## Start Material provided
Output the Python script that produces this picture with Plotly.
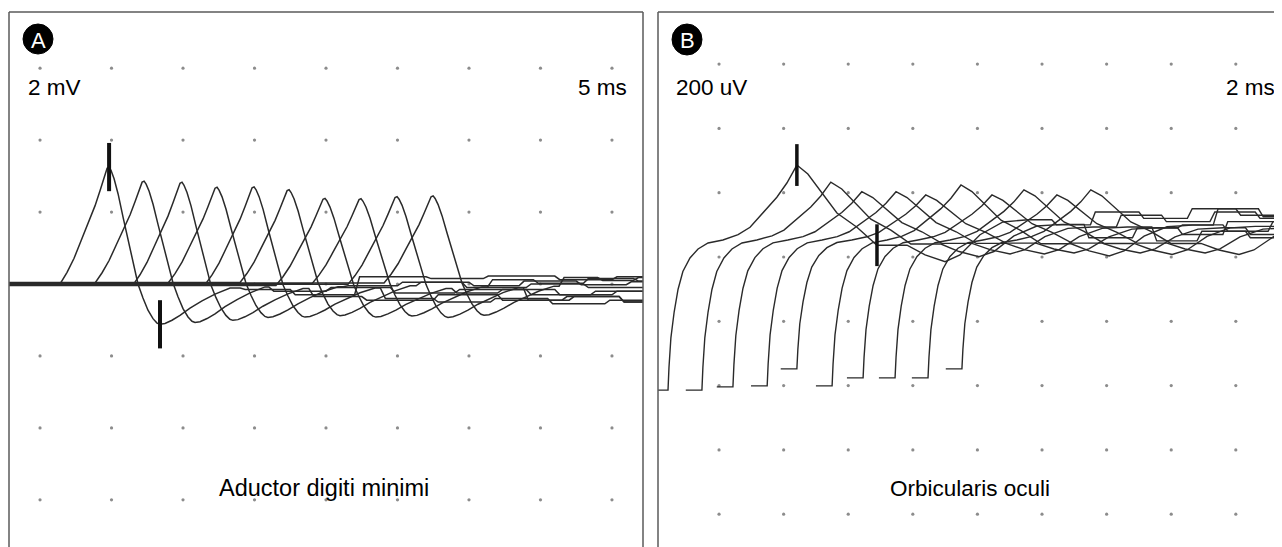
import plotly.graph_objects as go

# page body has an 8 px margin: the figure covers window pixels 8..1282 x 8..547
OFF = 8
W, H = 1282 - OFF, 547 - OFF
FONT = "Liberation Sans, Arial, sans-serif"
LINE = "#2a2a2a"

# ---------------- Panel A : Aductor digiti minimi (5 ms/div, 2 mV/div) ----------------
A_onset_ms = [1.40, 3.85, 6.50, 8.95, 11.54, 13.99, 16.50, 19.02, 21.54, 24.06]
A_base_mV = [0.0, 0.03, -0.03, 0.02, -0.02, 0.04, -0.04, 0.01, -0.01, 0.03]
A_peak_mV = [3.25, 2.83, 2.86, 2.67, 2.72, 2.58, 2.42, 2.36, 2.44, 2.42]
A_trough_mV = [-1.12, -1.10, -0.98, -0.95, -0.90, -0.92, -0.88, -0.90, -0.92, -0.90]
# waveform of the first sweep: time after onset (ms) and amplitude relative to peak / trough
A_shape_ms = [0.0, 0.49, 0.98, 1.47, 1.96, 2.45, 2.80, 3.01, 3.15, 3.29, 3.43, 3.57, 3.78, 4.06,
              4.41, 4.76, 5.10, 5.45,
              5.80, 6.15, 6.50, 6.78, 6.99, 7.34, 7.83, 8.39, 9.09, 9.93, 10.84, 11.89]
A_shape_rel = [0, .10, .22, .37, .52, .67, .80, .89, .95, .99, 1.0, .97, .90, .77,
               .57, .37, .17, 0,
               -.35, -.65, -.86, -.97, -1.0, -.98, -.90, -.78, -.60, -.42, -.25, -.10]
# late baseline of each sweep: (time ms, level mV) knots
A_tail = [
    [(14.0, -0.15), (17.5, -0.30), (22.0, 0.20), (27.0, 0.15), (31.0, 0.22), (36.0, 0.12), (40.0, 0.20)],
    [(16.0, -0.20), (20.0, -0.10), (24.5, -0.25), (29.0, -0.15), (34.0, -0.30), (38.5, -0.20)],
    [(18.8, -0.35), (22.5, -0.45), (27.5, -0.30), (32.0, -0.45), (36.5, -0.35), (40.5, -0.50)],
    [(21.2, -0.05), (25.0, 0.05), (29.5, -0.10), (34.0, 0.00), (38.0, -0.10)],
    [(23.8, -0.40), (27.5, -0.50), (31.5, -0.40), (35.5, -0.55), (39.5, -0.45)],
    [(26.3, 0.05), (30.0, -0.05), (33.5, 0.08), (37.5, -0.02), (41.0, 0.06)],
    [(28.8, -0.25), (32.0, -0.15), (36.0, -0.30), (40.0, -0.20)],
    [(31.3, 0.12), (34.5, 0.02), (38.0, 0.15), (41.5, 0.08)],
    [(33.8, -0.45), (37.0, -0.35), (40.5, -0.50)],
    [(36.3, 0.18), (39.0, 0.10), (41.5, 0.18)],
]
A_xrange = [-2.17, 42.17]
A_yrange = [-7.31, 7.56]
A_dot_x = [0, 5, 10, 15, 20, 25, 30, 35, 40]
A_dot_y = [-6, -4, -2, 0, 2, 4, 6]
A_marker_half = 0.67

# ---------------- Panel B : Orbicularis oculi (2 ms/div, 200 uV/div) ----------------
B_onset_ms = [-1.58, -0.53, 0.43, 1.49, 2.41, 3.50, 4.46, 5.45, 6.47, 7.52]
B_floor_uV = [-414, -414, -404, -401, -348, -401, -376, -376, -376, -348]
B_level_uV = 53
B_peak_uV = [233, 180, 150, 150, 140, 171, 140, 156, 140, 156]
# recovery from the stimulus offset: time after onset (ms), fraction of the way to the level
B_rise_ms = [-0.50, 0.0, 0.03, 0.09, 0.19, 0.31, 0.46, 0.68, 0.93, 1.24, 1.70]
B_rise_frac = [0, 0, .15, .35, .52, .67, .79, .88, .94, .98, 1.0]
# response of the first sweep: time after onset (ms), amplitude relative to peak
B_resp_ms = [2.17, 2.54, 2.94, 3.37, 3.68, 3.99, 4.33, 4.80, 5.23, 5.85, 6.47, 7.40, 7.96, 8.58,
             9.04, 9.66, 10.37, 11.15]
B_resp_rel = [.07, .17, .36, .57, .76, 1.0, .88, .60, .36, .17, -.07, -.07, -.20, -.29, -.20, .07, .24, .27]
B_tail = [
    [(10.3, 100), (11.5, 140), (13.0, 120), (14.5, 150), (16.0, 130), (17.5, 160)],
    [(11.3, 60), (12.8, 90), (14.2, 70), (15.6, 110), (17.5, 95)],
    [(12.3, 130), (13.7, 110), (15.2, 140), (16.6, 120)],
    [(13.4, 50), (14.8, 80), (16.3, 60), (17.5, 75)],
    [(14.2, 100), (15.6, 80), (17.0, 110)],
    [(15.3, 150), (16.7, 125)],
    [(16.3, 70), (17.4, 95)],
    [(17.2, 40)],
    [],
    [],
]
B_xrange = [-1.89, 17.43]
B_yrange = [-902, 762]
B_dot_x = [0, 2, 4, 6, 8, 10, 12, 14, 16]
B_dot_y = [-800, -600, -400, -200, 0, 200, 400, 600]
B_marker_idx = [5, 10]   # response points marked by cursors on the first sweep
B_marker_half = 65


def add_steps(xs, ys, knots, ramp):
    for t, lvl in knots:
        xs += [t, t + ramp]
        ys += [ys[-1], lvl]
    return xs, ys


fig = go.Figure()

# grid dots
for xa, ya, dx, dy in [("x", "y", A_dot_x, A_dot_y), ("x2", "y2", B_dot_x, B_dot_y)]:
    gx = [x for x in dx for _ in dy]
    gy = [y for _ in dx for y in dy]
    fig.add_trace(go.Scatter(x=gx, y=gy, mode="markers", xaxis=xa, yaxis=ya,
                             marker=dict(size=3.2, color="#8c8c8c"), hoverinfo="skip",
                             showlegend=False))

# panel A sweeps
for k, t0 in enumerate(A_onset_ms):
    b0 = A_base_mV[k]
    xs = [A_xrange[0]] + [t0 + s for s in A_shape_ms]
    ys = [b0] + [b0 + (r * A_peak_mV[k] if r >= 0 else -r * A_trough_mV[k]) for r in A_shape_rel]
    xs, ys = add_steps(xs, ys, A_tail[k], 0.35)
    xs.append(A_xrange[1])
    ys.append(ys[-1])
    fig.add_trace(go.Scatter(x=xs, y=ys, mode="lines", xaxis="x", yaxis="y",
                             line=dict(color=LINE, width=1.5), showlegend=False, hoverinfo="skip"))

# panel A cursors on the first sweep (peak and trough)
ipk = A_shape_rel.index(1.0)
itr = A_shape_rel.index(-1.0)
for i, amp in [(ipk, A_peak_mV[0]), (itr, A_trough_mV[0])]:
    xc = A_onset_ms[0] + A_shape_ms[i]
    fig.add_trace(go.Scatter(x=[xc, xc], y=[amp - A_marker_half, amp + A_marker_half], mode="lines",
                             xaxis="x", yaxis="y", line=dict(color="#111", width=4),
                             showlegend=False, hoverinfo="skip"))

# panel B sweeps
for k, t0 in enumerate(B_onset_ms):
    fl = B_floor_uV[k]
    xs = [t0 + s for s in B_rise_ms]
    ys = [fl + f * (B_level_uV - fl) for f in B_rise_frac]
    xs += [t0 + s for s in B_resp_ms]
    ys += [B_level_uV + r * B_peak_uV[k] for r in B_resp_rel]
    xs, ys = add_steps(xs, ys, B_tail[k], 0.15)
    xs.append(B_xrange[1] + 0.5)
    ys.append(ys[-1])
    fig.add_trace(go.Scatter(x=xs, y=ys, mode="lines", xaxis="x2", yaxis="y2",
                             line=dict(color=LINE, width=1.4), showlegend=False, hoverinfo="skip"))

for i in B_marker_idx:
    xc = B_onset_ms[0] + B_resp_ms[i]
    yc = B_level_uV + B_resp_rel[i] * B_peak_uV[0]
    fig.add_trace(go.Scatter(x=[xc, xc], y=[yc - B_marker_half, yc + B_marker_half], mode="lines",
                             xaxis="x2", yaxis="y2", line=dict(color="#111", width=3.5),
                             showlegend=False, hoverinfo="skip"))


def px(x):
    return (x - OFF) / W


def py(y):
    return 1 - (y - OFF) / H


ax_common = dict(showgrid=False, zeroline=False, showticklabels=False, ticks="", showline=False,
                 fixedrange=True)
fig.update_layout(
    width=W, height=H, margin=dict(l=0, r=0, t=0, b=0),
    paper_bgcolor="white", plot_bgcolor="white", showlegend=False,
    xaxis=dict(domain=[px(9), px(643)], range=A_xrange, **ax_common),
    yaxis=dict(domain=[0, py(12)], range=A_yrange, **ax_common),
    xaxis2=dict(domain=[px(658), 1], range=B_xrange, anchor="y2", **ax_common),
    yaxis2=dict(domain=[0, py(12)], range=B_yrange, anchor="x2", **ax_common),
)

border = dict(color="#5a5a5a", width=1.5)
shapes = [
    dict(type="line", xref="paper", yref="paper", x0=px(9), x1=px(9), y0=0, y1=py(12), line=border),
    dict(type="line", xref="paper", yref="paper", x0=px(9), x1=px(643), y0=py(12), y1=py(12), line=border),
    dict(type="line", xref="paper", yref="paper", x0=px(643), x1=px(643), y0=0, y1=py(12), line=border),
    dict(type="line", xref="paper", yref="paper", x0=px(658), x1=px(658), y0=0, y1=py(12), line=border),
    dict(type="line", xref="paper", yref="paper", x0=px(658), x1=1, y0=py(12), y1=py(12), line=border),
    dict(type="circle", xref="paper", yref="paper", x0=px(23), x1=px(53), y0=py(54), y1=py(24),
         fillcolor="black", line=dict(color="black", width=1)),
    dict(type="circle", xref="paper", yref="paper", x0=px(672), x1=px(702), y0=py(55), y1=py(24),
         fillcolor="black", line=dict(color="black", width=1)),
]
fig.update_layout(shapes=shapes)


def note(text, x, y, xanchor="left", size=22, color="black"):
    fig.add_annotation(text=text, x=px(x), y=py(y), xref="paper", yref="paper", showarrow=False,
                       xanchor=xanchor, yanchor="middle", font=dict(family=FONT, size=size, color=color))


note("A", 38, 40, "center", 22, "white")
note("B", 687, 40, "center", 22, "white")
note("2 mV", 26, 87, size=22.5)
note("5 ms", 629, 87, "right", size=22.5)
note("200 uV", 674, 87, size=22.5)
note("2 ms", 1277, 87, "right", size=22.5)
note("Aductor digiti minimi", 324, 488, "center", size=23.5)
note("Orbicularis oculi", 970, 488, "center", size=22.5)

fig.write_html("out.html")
## End Material provided
_What to produce:_ Return the material line for line, from its beginning to the line that contains "A_marker_half = 0.67", with the pictures left out.

_Written response:_
Output the Python script that produces this picture with Plotly.
import plotly.graph_objects as go

# page body has an 8 px margin: the figure covers window pixels 8..1282 x 8..547
OFF = 8
W, H = 1282 - OFF, 547 - OFF
FONT = "Liberation Sans, Arial, sans-serif"
LINE = "#2a2a2a"

# ---------------- Panel A : Aductor digiti minimi (5 ms/div, 2 mV/div) ----------------
A_onset_ms = [1.40, 3.85, 6.50, 8.95, 11.54, 13.99, 16.50, 19.02, 21.54, 24.06]
A_base_mV = [0.0, 0.03, -0.03, 0.02, -0.02, 0.04, -0.04, 0.01, -0.01, 0.03]
A_peak_mV = [3.25, 2.83, 2.86, 2.67, 2.72, 2.58, 2.42, 2.36, 2.44, 2.42]
A_trough_mV = [-1.12, -1.10, -0.98, -0.95, -0.90, -0.92, -0.88, -0.90, -0.92, -0.90]
# waveform of the first sweep: time after onset (ms) and amplitude relative to peak / trough
A_shape_ms = [0.0, 0.49, 0.98, 1.47, 1.96, 2.45, 2.80, 3.01, 3.15, 3.29, 3.43, 3.57, 3.78, 4.06,
              4.41, 4.76, 5.10, 5.45,
              5.80, 6.15, 6.50, 6.78, 6.99, 7.34, 7.83, 8.39, 9.09, 9.93, 10.84, 11.89]
A_shape_rel = [0, .10, .22, .37, .52, .67, .80, .89, .95, .99, 1.0, .97, .90, .77,
               .57, .37, .17, 0,
               -.35, -.65, -.86, -.97, -1.0, -.98, -.90, -.78, -.60, -.42, -.25, -.10]
# late baseline of each sweep: (time ms, level mV) knots
A_tail = [
    [(14.0, -0.15), (17.5, -0.30), (22.0, 0.20), (27.0, 0.15), (31.0, 0.22), (36.0, 0.12), (40.0, 0.20)],
    [(16.0, -0.20), (20.0, -0.10), (24.5, -0.25), (29.0, -0.15), (34.0, -0.30), (38.5, -0.20)],
    [(18.8, -0.35), (22.5, -0.45), (27.5, -0.30), (32.0, -0.45), (36.5, -0.35), (40.5, -0.50)],
    [(21.2, -0.05), (25.0, 0.05), (29.5, -0.10), (34.0, 0.00), (38.0, -0.10)],
    [(23.8, -0.40), (27.5, -0.50), (31.5, -0.40), (35.5, -0.55), (39.5, -0.45)],
    [(26.3, 0.05), (30.0, -0.05), (33.5, 0.08), (37.5, -0.02), (41.0, 0.06)],
    [(28.8, -0.25), (32.0, -0.15), (36.0, -0.30), (40.0, -0.20)],
    [(31.3, 0.12), (34.5, 0.02), (38.0, 0.15), (41.5, 0.08)],
    [(33.8, -0.45), (37.0, -0.35), (40.5, -0.50)],
    [(36.3, 0.18), (39.0, 0.10), (41.5, 0.18)],
]
A_xrange = [-2.17, 42.17]
A_yrange = [-7.31, 7.56]
A_dot_x = [0, 5, 10, 15, 20, 25, 30, 35, 40]
A_dot_y = [-6, -4, -2, 0, 2, 4, 6]
A_marker_half = 0.67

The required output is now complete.